_TASK STATEMENT:_ A single run of lines is to be printed exactly: starting at the line with "Write the React, TypeScript" and ending at the line with "import * as", both included. Leave the pictures out.

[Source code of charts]
-- start --

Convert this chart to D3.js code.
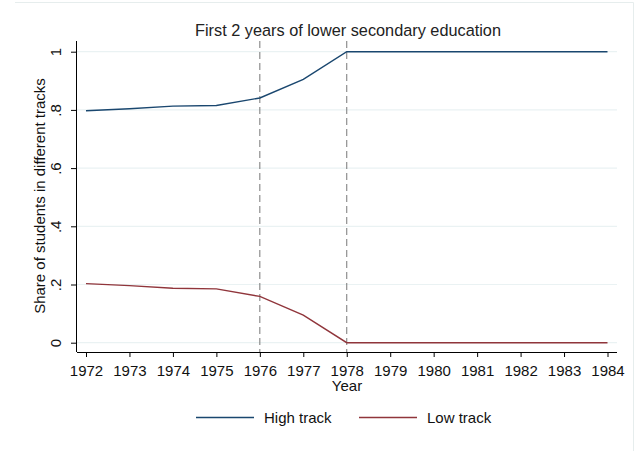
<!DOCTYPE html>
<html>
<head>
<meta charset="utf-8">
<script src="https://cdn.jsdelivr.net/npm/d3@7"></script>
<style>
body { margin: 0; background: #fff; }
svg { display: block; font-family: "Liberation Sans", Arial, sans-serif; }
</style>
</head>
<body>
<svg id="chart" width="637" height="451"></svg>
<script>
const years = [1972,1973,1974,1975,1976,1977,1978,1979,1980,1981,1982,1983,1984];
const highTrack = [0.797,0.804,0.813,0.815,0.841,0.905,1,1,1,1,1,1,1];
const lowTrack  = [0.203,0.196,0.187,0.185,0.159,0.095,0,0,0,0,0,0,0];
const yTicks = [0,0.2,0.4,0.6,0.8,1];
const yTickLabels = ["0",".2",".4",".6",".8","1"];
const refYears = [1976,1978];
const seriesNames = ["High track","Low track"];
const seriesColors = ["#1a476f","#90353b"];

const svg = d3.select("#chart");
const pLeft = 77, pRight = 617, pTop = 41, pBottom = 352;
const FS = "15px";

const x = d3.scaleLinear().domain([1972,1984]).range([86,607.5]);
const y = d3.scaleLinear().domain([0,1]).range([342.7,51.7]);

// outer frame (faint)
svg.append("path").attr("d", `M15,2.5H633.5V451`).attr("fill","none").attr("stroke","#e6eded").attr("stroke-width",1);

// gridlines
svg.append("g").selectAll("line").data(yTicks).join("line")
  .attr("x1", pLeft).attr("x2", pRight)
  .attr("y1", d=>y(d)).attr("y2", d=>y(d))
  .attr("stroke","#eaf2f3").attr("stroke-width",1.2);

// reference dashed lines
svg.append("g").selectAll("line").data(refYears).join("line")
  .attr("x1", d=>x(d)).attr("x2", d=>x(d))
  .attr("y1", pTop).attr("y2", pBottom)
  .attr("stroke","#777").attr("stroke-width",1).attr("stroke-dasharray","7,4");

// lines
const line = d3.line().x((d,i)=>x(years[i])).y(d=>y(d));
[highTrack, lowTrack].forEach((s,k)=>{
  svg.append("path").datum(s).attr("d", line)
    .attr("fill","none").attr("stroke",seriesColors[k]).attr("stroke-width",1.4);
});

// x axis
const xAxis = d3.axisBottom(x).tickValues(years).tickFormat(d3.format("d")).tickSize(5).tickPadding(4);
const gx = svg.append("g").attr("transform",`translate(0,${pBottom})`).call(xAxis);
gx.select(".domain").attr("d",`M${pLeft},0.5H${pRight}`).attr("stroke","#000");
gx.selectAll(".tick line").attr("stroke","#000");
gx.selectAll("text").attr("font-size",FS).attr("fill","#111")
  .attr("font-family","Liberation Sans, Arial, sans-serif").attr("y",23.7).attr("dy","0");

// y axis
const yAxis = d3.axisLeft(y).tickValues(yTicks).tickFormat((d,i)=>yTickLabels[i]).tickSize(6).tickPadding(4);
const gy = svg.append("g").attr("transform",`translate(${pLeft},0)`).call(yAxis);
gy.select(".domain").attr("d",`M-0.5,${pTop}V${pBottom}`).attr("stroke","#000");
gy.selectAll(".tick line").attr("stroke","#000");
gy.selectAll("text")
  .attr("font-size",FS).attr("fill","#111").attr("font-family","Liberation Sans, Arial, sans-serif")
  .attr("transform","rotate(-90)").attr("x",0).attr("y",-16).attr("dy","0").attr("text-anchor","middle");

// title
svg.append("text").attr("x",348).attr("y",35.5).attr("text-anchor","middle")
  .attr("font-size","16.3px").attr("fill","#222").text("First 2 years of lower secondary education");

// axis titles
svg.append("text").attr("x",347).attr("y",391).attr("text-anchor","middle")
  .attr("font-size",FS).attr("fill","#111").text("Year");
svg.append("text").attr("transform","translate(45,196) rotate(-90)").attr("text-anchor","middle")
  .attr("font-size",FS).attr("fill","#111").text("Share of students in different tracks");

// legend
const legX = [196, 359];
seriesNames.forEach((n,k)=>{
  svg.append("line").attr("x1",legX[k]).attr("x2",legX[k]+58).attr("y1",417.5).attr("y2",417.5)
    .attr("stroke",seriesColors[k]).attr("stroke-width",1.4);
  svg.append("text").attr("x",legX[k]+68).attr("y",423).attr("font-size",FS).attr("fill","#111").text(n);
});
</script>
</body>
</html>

-- end --
-- start --

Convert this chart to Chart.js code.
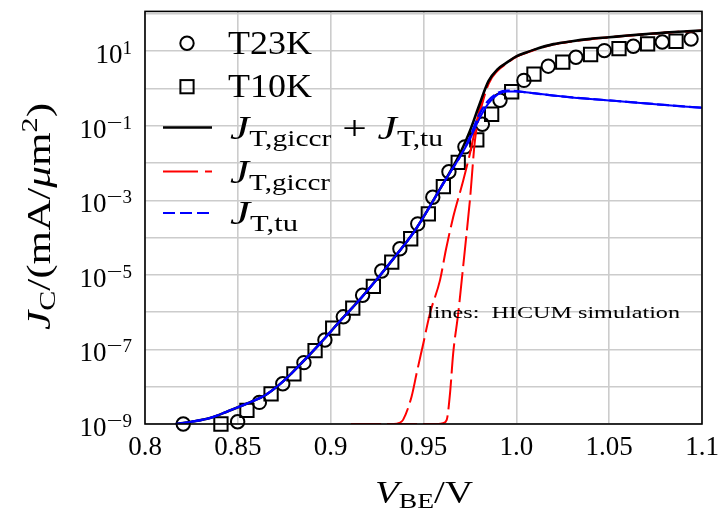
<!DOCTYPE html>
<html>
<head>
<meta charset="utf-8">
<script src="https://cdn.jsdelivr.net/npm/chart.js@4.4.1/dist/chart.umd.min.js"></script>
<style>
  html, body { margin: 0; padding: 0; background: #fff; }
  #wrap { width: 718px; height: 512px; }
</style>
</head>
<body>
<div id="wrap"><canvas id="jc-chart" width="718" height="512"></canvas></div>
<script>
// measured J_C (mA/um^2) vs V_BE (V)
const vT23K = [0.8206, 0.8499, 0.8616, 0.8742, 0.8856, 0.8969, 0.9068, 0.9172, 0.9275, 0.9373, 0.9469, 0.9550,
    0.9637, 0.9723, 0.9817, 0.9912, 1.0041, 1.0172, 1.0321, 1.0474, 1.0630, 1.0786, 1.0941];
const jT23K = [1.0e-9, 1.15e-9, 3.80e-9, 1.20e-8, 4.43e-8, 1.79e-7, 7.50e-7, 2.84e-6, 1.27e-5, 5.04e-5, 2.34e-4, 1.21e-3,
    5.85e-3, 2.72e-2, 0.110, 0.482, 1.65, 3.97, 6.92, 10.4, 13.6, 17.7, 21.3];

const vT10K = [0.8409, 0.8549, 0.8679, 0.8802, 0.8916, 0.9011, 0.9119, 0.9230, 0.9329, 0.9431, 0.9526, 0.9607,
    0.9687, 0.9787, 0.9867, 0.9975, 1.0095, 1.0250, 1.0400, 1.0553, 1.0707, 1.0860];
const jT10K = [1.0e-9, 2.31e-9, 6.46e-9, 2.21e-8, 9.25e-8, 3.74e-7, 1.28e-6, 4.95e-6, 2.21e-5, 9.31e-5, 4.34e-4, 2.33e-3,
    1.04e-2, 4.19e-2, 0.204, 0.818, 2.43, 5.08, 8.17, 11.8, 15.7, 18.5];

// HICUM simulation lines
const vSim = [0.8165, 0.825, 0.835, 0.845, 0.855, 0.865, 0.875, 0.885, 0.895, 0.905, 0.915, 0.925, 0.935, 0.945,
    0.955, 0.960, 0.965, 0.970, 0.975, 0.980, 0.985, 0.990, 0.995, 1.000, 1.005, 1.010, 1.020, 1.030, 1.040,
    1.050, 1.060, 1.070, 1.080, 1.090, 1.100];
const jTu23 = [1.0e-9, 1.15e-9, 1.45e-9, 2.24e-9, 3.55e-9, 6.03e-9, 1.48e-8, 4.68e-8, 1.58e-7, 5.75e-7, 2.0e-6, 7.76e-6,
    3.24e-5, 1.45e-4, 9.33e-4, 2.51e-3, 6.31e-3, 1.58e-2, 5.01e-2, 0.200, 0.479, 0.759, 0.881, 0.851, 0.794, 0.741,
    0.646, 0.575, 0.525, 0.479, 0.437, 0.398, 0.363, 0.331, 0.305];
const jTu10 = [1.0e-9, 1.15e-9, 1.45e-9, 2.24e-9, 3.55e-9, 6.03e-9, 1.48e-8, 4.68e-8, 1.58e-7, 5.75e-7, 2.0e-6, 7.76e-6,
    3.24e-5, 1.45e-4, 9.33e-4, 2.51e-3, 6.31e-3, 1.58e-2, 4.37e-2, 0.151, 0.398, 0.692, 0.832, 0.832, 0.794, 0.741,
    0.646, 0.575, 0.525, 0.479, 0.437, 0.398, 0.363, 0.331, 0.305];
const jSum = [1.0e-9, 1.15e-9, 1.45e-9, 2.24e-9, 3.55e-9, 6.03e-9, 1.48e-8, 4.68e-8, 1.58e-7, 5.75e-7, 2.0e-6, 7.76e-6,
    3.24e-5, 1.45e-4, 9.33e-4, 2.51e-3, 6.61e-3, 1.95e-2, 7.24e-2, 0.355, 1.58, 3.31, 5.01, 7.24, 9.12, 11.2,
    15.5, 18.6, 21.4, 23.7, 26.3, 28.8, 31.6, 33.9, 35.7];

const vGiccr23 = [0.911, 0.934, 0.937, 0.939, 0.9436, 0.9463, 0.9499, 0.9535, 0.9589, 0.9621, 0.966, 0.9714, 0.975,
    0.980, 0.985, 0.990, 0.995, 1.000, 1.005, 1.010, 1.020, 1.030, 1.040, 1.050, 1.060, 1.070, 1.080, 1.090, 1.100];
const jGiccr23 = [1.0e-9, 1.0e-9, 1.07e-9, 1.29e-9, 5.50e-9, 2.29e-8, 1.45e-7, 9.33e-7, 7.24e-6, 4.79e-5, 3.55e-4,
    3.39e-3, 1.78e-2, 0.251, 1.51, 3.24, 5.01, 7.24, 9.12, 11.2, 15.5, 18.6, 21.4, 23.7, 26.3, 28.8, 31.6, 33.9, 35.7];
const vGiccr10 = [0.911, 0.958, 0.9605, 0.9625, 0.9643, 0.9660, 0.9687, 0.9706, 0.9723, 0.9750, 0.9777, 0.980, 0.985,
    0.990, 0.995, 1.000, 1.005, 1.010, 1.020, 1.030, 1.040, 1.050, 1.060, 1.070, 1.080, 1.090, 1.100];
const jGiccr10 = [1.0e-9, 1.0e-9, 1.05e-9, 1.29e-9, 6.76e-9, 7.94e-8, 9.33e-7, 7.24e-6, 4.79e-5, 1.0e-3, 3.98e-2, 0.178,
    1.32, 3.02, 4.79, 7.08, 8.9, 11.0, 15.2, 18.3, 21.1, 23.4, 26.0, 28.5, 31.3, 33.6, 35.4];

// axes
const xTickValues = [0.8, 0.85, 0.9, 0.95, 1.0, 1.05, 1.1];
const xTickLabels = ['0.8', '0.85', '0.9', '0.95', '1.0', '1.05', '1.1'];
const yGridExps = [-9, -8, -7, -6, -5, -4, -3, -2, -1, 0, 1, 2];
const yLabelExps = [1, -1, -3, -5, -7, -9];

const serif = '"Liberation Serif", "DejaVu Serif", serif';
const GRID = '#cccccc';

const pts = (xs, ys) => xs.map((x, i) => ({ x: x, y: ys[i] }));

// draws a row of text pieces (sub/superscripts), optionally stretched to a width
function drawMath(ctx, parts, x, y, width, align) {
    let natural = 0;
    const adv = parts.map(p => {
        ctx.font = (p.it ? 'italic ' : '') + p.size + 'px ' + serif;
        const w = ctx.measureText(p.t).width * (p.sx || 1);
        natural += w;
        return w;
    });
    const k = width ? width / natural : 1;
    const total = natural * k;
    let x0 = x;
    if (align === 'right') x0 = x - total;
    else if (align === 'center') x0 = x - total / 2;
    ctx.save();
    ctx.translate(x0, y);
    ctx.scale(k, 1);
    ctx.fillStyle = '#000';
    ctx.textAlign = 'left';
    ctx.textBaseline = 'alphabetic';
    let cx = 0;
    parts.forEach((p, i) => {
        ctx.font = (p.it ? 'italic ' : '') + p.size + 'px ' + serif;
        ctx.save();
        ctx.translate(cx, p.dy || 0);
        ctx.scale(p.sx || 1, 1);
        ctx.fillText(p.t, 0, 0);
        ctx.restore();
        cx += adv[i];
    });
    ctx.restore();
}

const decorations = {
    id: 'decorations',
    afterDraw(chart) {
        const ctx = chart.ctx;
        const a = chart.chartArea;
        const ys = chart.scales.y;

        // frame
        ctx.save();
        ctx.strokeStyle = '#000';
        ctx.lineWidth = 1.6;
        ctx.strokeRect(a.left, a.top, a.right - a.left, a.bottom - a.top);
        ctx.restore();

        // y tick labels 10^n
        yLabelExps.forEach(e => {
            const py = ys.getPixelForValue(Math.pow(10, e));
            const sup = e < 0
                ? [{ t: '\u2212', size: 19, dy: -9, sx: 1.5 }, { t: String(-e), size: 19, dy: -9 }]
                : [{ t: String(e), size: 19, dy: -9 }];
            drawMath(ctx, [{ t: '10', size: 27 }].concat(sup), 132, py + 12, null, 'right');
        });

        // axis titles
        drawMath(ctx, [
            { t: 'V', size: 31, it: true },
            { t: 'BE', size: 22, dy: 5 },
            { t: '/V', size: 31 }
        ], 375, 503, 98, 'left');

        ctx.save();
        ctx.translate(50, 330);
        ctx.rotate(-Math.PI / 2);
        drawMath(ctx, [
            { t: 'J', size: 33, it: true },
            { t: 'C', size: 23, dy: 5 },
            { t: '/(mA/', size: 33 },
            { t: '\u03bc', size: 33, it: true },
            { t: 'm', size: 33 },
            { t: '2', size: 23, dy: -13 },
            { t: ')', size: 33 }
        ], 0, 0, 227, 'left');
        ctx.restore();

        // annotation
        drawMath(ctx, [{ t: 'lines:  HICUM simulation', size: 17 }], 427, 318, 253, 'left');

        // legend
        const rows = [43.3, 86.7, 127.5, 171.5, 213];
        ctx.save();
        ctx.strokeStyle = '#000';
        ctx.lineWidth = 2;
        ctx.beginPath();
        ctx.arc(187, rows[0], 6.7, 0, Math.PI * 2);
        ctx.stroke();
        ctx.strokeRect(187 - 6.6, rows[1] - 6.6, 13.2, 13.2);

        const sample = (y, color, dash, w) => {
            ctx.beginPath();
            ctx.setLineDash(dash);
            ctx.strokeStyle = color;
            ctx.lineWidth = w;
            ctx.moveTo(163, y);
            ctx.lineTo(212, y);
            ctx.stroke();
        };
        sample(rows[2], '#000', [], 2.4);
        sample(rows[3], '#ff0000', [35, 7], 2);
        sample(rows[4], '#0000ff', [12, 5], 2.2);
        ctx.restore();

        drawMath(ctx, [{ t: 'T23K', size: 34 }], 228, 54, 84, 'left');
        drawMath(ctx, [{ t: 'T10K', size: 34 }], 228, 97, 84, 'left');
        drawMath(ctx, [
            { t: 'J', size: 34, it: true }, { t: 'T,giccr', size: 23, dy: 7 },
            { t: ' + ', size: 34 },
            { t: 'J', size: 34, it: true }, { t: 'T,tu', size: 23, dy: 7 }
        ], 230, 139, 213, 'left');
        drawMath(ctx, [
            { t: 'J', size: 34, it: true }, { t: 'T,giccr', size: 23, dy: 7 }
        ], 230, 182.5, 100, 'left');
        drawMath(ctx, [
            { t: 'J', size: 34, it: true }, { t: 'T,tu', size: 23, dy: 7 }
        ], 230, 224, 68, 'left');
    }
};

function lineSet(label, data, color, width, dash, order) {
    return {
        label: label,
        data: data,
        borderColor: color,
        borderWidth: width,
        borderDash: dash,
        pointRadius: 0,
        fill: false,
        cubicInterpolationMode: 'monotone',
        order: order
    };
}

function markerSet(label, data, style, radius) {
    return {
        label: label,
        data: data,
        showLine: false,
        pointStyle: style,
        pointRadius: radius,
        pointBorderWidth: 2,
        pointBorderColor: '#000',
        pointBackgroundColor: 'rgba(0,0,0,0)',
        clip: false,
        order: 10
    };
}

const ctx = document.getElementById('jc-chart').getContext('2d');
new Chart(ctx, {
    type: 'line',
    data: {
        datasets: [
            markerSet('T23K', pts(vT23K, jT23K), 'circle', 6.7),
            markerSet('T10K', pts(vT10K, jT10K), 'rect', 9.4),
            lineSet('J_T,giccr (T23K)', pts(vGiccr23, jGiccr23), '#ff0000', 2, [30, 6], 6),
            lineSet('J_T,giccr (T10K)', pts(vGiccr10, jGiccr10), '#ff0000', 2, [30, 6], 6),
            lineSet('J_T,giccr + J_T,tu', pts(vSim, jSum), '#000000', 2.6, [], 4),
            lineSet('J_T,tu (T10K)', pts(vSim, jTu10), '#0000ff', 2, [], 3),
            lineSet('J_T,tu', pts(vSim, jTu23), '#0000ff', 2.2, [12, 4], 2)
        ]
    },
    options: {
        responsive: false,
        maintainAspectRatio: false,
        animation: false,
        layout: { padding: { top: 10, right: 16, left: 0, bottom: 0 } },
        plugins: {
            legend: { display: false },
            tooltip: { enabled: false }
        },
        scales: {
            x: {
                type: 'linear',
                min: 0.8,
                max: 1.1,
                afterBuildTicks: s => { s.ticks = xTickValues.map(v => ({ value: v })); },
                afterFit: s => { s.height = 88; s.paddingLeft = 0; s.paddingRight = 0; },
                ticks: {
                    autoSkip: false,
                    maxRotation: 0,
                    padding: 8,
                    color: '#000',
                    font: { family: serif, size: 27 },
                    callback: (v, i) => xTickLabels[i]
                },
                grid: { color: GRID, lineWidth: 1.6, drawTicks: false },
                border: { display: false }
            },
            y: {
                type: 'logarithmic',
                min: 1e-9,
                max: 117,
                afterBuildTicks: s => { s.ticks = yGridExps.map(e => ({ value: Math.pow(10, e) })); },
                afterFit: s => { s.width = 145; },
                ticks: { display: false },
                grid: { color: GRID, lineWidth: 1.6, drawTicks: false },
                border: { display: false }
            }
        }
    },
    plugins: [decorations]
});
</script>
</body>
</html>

-- end --
-- start --

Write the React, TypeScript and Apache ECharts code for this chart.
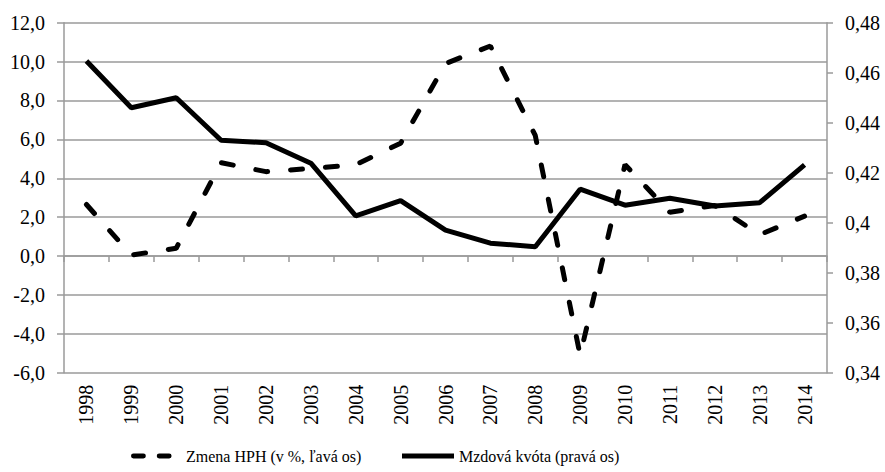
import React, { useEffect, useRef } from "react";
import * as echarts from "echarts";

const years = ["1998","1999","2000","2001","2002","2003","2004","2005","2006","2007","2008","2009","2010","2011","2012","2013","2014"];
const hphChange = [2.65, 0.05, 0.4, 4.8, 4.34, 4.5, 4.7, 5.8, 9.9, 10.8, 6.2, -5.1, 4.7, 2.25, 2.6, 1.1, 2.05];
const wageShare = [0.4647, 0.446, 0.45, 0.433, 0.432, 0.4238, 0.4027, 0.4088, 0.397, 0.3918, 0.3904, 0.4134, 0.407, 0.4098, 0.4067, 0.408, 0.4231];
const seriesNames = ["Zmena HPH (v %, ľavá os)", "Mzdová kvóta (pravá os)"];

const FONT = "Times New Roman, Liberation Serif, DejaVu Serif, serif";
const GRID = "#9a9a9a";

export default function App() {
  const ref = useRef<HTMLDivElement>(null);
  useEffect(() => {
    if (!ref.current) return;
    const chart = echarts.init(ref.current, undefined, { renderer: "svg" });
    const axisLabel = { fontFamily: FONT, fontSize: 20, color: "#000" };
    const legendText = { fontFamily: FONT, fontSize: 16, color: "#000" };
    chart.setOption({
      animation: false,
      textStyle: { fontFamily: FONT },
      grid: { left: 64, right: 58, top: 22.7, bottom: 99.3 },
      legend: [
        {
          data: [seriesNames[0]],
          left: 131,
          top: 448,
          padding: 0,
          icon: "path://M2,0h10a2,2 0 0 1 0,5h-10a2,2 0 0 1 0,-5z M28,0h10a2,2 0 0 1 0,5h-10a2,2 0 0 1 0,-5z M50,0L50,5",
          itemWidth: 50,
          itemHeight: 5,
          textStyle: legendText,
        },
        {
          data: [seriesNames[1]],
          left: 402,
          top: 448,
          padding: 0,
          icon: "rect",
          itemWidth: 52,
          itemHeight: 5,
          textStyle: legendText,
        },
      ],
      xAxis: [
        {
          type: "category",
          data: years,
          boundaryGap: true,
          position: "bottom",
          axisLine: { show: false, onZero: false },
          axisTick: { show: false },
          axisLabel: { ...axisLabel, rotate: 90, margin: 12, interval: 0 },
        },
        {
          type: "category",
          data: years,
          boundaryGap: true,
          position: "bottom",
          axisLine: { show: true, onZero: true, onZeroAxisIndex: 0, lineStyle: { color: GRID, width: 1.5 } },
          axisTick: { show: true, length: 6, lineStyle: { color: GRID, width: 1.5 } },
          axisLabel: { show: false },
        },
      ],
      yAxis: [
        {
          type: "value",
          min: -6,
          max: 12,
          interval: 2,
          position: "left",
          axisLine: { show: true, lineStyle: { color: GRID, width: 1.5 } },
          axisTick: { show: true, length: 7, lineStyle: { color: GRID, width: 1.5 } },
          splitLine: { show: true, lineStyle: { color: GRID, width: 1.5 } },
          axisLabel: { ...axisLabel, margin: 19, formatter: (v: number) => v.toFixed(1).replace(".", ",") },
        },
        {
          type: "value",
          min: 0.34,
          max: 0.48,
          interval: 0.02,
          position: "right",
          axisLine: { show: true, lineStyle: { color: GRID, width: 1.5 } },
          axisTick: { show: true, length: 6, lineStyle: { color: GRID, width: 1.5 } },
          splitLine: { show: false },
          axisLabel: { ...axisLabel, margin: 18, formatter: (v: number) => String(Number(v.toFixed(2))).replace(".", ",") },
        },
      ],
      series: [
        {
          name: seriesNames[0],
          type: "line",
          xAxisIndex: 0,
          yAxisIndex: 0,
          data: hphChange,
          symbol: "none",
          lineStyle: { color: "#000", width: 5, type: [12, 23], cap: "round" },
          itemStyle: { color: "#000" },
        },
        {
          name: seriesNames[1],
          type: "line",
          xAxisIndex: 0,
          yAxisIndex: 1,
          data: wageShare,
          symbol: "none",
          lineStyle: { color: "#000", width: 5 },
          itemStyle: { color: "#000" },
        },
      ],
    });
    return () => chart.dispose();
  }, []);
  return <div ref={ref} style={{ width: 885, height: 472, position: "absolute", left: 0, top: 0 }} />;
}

-- end --

_SOLVED PROBLEM:_
Write the React, TypeScript and Apache ECharts code for this chart.
import React, { useEffect, useRef } from "react";
import * as echarts from "echarts";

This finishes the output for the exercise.